In 2007, the National Forensic League recognized the school's forensic team with its "Leading Chapter Award".

==Notable alumni==

- Young Corbett III (1905–1993), boxer, Welterweight and Middleweight champion.
- Marvin X (1944-) born Marvin Ellis Jackmon, poet, playwright, essayist.
- Sherley Anne Williams (1944–1999) African American poet, novelist, professor, social critic
- Ervin Hunt (1947–), former Green Bay Packers defensive back and U.S. Olympic track team head coach, 1996 Atlanta Olympics
- Donald Slade (1947–), former San Joaquin Valley Player of the Year in basketball 1965, Director of Basketball Operations for Fresno State University
- Charle Young (1951–), former NFL tight end, NFL Rookie of the Year, All Pro. and Super Bowl champion
- Greg Boyd (1952–), former NFL defensive end with New England Patriots, Denver Broncos, San Francisco 49ers and Green Bay Packers and Super Bowl champion
- Randy Williams (1953-), 1972 Olympic gold medalist in the long jump at 1972 Munich Olympics and silver medalist at 1976 Montreal Olympics
- Joe Henderson (1947-), former professional baseball player for Chicago White Sox and Cincinnati Reds.
- Jarvis Tatum (1947–2003), former professional baseball player for the California Angels
- Elbert "Ickey" Woods (1966-), former running back for Cincinnati Bengals; notable for performing the "Ickey Shuffle"

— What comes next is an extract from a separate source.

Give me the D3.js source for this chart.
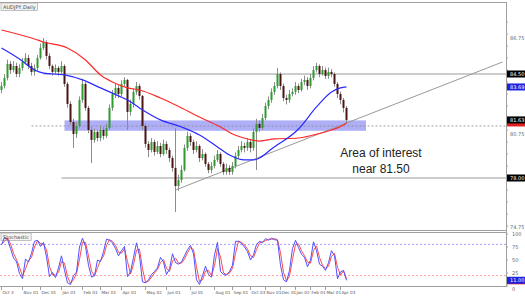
<!DOCTYPE html>
<html>
<head>
<meta charset="utf-8">
<script src="https://cdn.jsdelivr.net/npm/d3@7"></script>
<style>
	body { margin: 0; background: #fff; }
	svg { display: block; font-family: "DejaVu Sans", sans-serif; }
</style>
</head>
<body>
<svg id="chart"></svg>
<script>
// daily closes, highs and lows (price units)
const closes = [83.75,84.25,85.13,84.75,85.00,84.50,84.88,85.25,85.50,85.00,
	84.63,84.88,85.50,86.13,86.50,85.63,85.00,84.63,84.88,84.63,
	85.00,83.88,82.63,81.50,80.75,81.25,82.88,83.88,82.38,81.00,
	80.38,80.88,80.50,81.00,80.63,81.13,82.38,83.25,83.63,83.25,
	83.88,84.13,82.13,82.63,83.38,83.75,83.13,81.25,80.13,79.75,
	80.25,79.63,80.00,79.50,80.13,79.75,79.25,78.63,77.50,77.88,
	78.50,79.88,80.63,80.25,79.75,80.00,79.25,79.50,78.88,78.50,
	78.75,79.13,79.50,78.88,78.38,78.63,78.38,78.75,79.38,79.75,
	80.00,79.88,80.25,79.88,80.88,81.38,81.13,81.75,82.50,82.88,
	83.38,83.75,84.50,83.75,83.00,82.88,83.25,83.38,83.75,83.50,
	84.00,84.13,83.75,84.25,84.75,85.00,84.50,84.75,84.38,84.63,
	84.50,83.88,83.25,82.88,82.38,81.63];
const highs = [84.0,84.5,85.4,85.3,85.3,85.2,85.1,85.5,85.8,85.7,
	85.2,85.1,85.7,86.4,86.75,86.6,85.8,85.1,85.1,85.0,
	85.3,85.1,84.0,82.8,81.7,81.5,83.1,84.2,84.0,82.5,
	81.2,81.1,81.0,81.3,81.2,81.4,82.6,83.5,83.9,83.8,
	84.1,84.3,84.2,82.9,83.6,84.0,83.9,83.2,81.4,80.3,
	80.5,80.4,80.3,80.2,80.4,80.3,79.9,79.4,81.13,78.2,
	78.8,80.1,80.9,80.8,80.4,80.3,80.1,79.8,79.6,79.0,
	79.0,79.4,79.75,79.6,79.0,78.9,78.8,79.0,79.6,80.0,
	80.3,80.2,80.5,80.4,81.1,81.7,81.6,82.0,82.7,83.1,
	83.6,84.0,84.88,84.6,83.9,83.2,83.5,83.6,84.0,83.9,
	84.2,84.4,84.3,84.5,85.0,85.2,85.1,85.0,84.9,84.9,
	84.8,84.6,84.0,83.4,83.0,82.5];
const lows = [83.3,83.6,84.1,84.5,84.6,84.3,84.3,84.7,85.1,84.8,
	84.4,84.4,84.7,85.4,86.0,85.4,84.8,84.4,84.5,84.4,
	84.5,83.7,82.4,81.3,79.88,80.5,81.1,82.7,82.2,80.8,
	78.94,80.2,80.3,80.3,80.4,80.5,81.0,82.2,83.0,83.0,
	83.1,83.7,81.0,81.9,82.4,83.2,82.9,81.0,79.9,79.3,
	79.6,79.4,79.5,79.3,79.4,79.5,79.0,78.4,75.88,77.2,
	77.7,78.4,79.7,80.0,79.5,79.6,79.0,79.1,78.7,78.3,
	78.3,78.6,79.0,78.7,78.2,78.2,78.2,78.2,78.6,79.2,
	79.6,79.6,79.7,79.6,79.7,78.5,80.9,81.0,81.6,82.3,
	82.7,83.2,83.6,83.5,82.8,82.6,82.7,83.1,83.2,83.3,
	83.4,83.8,83.5,83.6,84.1,84.6,84.3,84.4,84.2,84.2,
	84.3,83.7,83.0,82.6,82.1,81.4];
const firstOpen = 83.50;

// moving averages, read at a few bars
const maBlueIdx = [0,6,11,14,21,27,33,39,42,46,53,60,66,72,76,81,84,86,90,99,105,110,113,115];
const maBlue = [86.13,85.44,84.75,84.56,84.44,84.13,83.63,83.13,82.88,82.38,81.63,81.19,
	80.69,79.94,79.44,79.13,79.13,79.25,79.81,81.06,82.44,83.38,83.63,83.69];
const maRedIdx = [0,11,14,22,28,33,37,42,46,53,60,66,73,77,82,86,91,99,104,110,114,115];
const maRed = [87.25,86.69,86.50,86.13,85.38,84.44,84.00,83.63,83.50,83.00,82.38,81.81,
	81.19,80.75,80.44,80.31,80.44,80.50,80.69,81.00,81.31,81.44];

// stochastic %K (blue) and %D (red)
const stochK = [79,93,90,72,54,47,24,14,52,46,63,86,88,76,84,56,18,26,16,35,
	58,30,6,3,20,27,75,92,76,40,17,20,50,47,66,90,88,83,72,58,
	68,76,18,27,55,83,58,8,6,12,22,28,35,55,46,22,33,62,45,42,
	46,58,70,78,62,12,3,20,38,22,17,60,84,28,22,21,28,40,86,86,
	82,75,66,50,60,80,86,83,91,88,92,89,88,40,12,8,30,72,88,74,
	61,55,37,50,85,68,42,38,30,45,68,58,14,27,30,11];
const stochD = [80,86,92,81,63,51,36,19,33,49,55,75,87,82,80,70,37,22,21,26,
	47,44,18,5,12,24,51,84,84,58,29,19,35,49,57,78,89,86,78,65,
	63,72,47,23,41,69,71,33,7,9,17,25,32,45,51,34,28,48,54,44,
	44,52,64,74,70,37,8,12,29,30,20,39,72,56,25,22,25,34,63,86,
	84,79,71,58,55,70,83,85,87,90,90,91,89,64,26,10,19,51,80,81,
	68,58,46,44,68,77,55,40,34,38,57,63,36,21,29,14];
const stochLevels = [80, 20];
const stochTicks = [100, 75, 50, 25, 0];

// drawn levels
const resistance = 84.50, resistanceFrom = 14;
const support = 78.00, supportFrom = 20;
const dottedLevel = 81.25, dottedFrom = 10;
const zoneTop = 81.60, zoneBottom = 80.95, zoneFrom = 21, zoneTo = 121.5;
const trendIdx = [58, 167];
const trendPx = [77.25, 85.25];

const priceTicks = [86.75, 80.75, 74.75];
const dateLabels = ["Oct 3","Nov 01","Dec 01","Jan 01","Feb 01","Mar 01","Apr 01","May 02","Jun 01","Jul 01",
	"Aug 01","Sep 01","Oct 03","Nov 01","Dec 01","Jan 02","Feb 01","Mar 01","Apr 03"];
const dateIdx = [0,7,13,20,27,33,40,48,55,63,71,77,83,88,93,98,103,108,113];

const title = "AUDJPY,Daily";
const note = ["Area of interest", "near 81.50"];

const W = 525, H = 298, axisX = 506;
const svg = d3.select("#chart").attr("width", W).attr("height", H);

const x = d3.scaleLinear().domain([0, 168]).range([1.5, 505.5]);
const y = d3.scaleLinear().domain([74.75, 86.75]).range([230, 38]);
const ys = d3.scaleLinear().domain([0, 100]).range([286, 234]);

svg.append("clipPath").attr("id", "mainclip")
	.append("rect").attr("x", 0).attr("y", 3).attr("width", axisX).attr("height", 227);
const main = svg.append("g").attr("clip-path", "url(#mainclip)");

// blue zone
main.append("rect")
	.attr("x", x(zoneFrom)).attr("width", x(zoneTo) - x(zoneFrom))
	.attr("y", y(zoneTop)).attr("height", y(zoneBottom) - y(zoneTop))
	.attr("fill", "#6e6ef0").attr("fill-opacity", 0.55);

// horizontal levels
main.append("line").attr("x1", x(resistanceFrom)).attr("x2", axisX)
	.attr("y1", y(resistance)).attr("y2", y(resistance))
	.attr("stroke", "#9a9a9a").attr("stroke-width", 1.2);
main.append("line").attr("x1", x(supportFrom)).attr("x2", axisX)
	.attr("y1", y(support)).attr("y2", y(support))
	.attr("stroke", "#9a9a9a").attr("stroke-width", 1.2);
main.append("line").attr("x1", x(dottedFrom)).attr("x2", axisX)
	.attr("y1", y(dottedLevel)).attr("y2", y(dottedLevel))
	.attr("stroke", "#888").attr("stroke-width", 0.8).attr("stroke-dasharray", "2,2");

// trendline
main.append("line")
	.attr("x1", x(trendIdx[0])).attr("y1", y(trendPx[0]))
	.attr("x2", x(trendIdx[1])).attr("y2", y(trendPx[1]))
	.attr("stroke", "#999").attr("stroke-width", 1);

// candles
const bars = closes.map((c, i) => ({
	i: i, o: i == 0 ? firstOpen : closes[i - 1], c: c, h: highs[i], l: lows[i]
}));
main.selectAll(".wick").data(bars).join("line")
	.attr("x1", d => x(d.i)).attr("x2", d => x(d.i))
	.attr("y1", d => y(d.h)).attr("y2", d => y(d.l))
	.attr("stroke", "#8c8c8c").attr("stroke-width", 1);
main.selectAll(".body").data(bars).join("rect")
	.attr("x", d => x(d.i) - 1).attr("width", 2)
	.attr("y", d => y(Math.max(d.o, d.c)))
	.attr("height", d => Math.max(1, Math.abs(y(d.o) - y(d.c))))
	.attr("fill", d => d.c >= d.o ? "#2f9a2f" : "#4a1414");

// moving averages
const maLine = d3.line().x(d => x(d[0])).y(d => y(d[1])).curve(d3.curveMonotoneX);
main.append("path").datum(maRedIdx.map((d, i) => [d, maRed[i]]))
	.attr("d", maLine).attr("fill", "none").attr("stroke", "#ff2a2a").attr("stroke-width", 1.2);
main.append("path").datum(maBlueIdx.map((d, i) => [d, maBlue[i]]))
	.attr("d", maLine).attr("fill", "none").attr("stroke", "#2a2aff").attr("stroke-width", 1.2);

// annotation
svg.append("text").attr("x", 381).attr("y", 157).attr("text-anchor", "middle")
	.attr("font-family", "Liberation Sans, Arial, sans-serif").attr("font-size", 12).attr("fill", "#222")
	.text(note[0]);
svg.append("text").attr("x", 381).attr("y", 173).attr("text-anchor", "middle")
	.attr("font-family", "Liberation Sans, Arial, sans-serif").attr("font-size", 12).attr("fill", "#222")
	.text(note[1]);

// stochastic
const stoch = svg.append("g");
stochLevels.forEach((lv, k) => {
	stoch.append("line").attr("x1", 0).attr("x2", axisX).attr("y1", ys(lv)).attr("y2", ys(lv))
		.attr("stroke", k == 0 ? "#8888ff" : "#ff8888").attr("stroke-width", 0.8)
		.attr("stroke-dasharray", "2,2");
});
const stLine = d3.line().x((d, i) => x(i)).y(d => ys(d));
stoch.append("path").datum(stochD).attr("d", stLine).attr("fill", "none")
	.attr("stroke", "#ff4a4a").attr("stroke-width", 1);
stoch.append("path").datum(stochK).attr("d", stLine).attr("fill", "none")
	.attr("stroke", "#5050ff").attr("stroke-width", 1);

// frames
const frame = "#a0a0a0";
svg.append("line").attr("x1", 0).attr("x2", axisX).attr("y1", 2.5).attr("y2", 2.5).attr("stroke", frame);
svg.append("line").attr("x1", 0).attr("x2", axisX).attr("y1", 230.5).attr("y2", 230.5).attr("stroke", frame);
svg.append("line").attr("x1", 0).attr("x2", axisX).attr("y1", 232.5).attr("y2", 232.5).attr("stroke", frame);
svg.append("line").attr("x1", 0).attr("x2", axisX).attr("y1", 286.5).attr("y2", 286.5).attr("stroke", frame);
svg.append("line").attr("x1", axisX + 0.5).attr("x2", axisX + 0.5).attr("y1", 2).attr("y2", 287).attr("stroke", frame);

// right axis ticks
const minorTicks = d3.range(75, 88.5, 0.75);
svg.selectAll(".mt").data(minorTicks).join("line")
	.attr("x1", axisX).attr("x2", axisX + 2)
	.attr("y1", d => y(d)).attr("y2", d => y(d)).attr("stroke", frame);
svg.selectAll(".pt").data(priceTicks).join("text")
	.attr("x", axisX + 4).attr("y", d => Math.min(y(d) + 2, 229))
	.attr("font-size", 5).attr("fill", "#666").text(d => d.toFixed(2));
// the 0 label sits just under the value box
svg.selectAll(".st").data(stochTicks).join("text")
	.attr("x", axisX + 6).attr("y", d => d > 0 ? ys(d) + 2 : ys(d) + 4.5)
	.attr("font-size", 5).attr("fill", "#666").text(d => d);
svg.selectAll(".stt").data(stochTicks).join("line")
	.attr("x1", axisX).attr("x2", axisX + 2)
	.attr("y1", d => ys(d)).attr("y2", d => ys(d)).attr("stroke", frame);

// value boxes on the axis; a strip is a box hidden under its neighbour
function valueBox(v, sc, bg) {
	svg.append("rect").attr("x", axisX + 1).attr("y", sc(v) - 3.5).attr("width", W - axisX - 1).attr("height", 7).attr("fill", bg);
	svg.append("text").attr("x", axisX + 4).attr("y", sc(v) + 2).attr("font-size", 5).attr("fill", "#fff").text(v.toFixed(2));
}
function valueStrip(v, sc, bg) {
	svg.append("rect").attr("x", axisX + 1).attr("y", sc(v) - 1.5).attr("width", W - axisX - 1).attr("height", 5).attr("fill", bg);
}
valueBox(resistance, y, "#000");
valueBox(maBlue[maBlue.length - 1], y, "#2020e0");
valueStrip(maRed[maRed.length - 1], y, "#e02020");
valueBox(closes[closes.length - 1], y, "#000");
valueBox(support, y, "#000");
valueStrip(stochD[stochD.length - 1] - 4, ys, "#e02020");
valueBox(stochK[stochK.length - 1], ys, "#2020e0");

// date labels
const dl = svg.append("g");
dateIdx.forEach((d, i) => {
	dl.append("line").attr("x1", x(d)).attr("x2", x(d)).attr("y1", 286).attr("y2", 290).attr("stroke", frame);
	dl.append("text").attr("x", x(d) + 1).attr("y", 294).attr("font-size", 4.2).attr("fill", "#555").text(dateLabels[i]);
});

// panel captions
function caption(txt, px, py) {
	const t = svg.append("text").attr("x", px + 2).attr("y", py + 5.5).attr("font-size", 5).attr("fill", "#444").text(txt);
	const bb = t.node().getBBox();
	svg.insert("rect", "text").attr("x", px).attr("y", py).attr("width", bb.width + 4).attr("height", 7.5)
		.attr("fill", "#f4f4f4").attr("stroke", "#999").attr("stroke-width", 0.6);
}
caption(title, 1, 3);
caption("Stochastic", 1, 233);
</script>
</body>
</html>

- Tim McDonald (1965-), NFL strong safety for Phoenix Cardinals and San Francisco 49ers and Super Bowl champion
- Bruce Bowen (1971-), retired small forward for NBA's San Antonio Spurs was a 3 time NBA champion; television sports commentator
- Planet Asia (1976-), underground hip-hop artist
- Joaquin Arambula (1977-), emergency room physician and Democratic politician in California State Assembly representing 31st State Assembly district
- Ricky Manning, Jr. (1980-), cornerback for St. Louis Rams; varsity football coach at Edison High School in 2012
- Clifton Smith (1985-), All Pro kickoff/punt returner for Tampa Bay Buccaneers
- Cliff Harris (cornerback) (1991-), former University of Oregon football star and Philadelphia Eagles draft pick
- T. J. McDonald (1991-), defensive back for St. Louis Rams, son of former NFL player Tim McDonald, graduate of USC and Edison
- Villyan Bijev (1993-), professional soccer player signed to FC Liverpool of England's Premier League
- Greg Smith (1991-), professional basketball player for Houston Rockets
- Jay Obernolte (1970-), owner of FarSight Studios, and Republican politician in US Congress representing California's 8th Congressional District
- Ryan Braun (1980-), former professional baseball player for Kansas City Royals
- Lolly Vegas, member of the band Redbone
- KC Chandler, contestant on Season 8 of Love Island USA.